Ставлю Генту, да и линукс впринципе первый раз, используется оборудование: ноутбук: emachines e732zg-p622g32mikk в котором установлены:

Intel Pentium P6200, 4Gb RAM

Судя по всему он поддерживает EFI: в нем имеется InsydeH2O setup utility rev. 3.5

делаю все по Хэндбуку (русский+Английский постоянно сравниваю версии и если есть различие делаю по английскому)

Дошел до раздела настройки загрузчика: делаю по дефолту: ставлю GRUB2

выполняю все необходимые команды: Итог компьютер не грузится и просит флешку, после чего загружается с флешки.

Ранее на ноутбуке стояла встроенная Windows 7 Starter 32-bit.

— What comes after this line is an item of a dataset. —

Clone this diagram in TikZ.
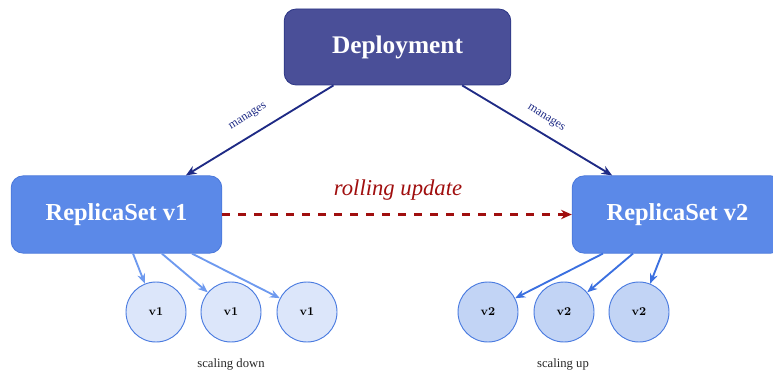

Диск был размечен в msdos (загрузка видимо MBR)

Что можно сделать?

----------

## Einstok_Fair

 *Lawyer_Roger wrote:*   

> Диск был размечен в msdos (загрузка видимо MBR)
> 
> Что можно сделать?

 

Сделать раздел с GRUB активным при помощи утилит типа fdisk или gparted ?

----------

## Lawyer_Roger

Проблема разрешилась. Просто поставил все заново, разметку диска сделал MBR.

----------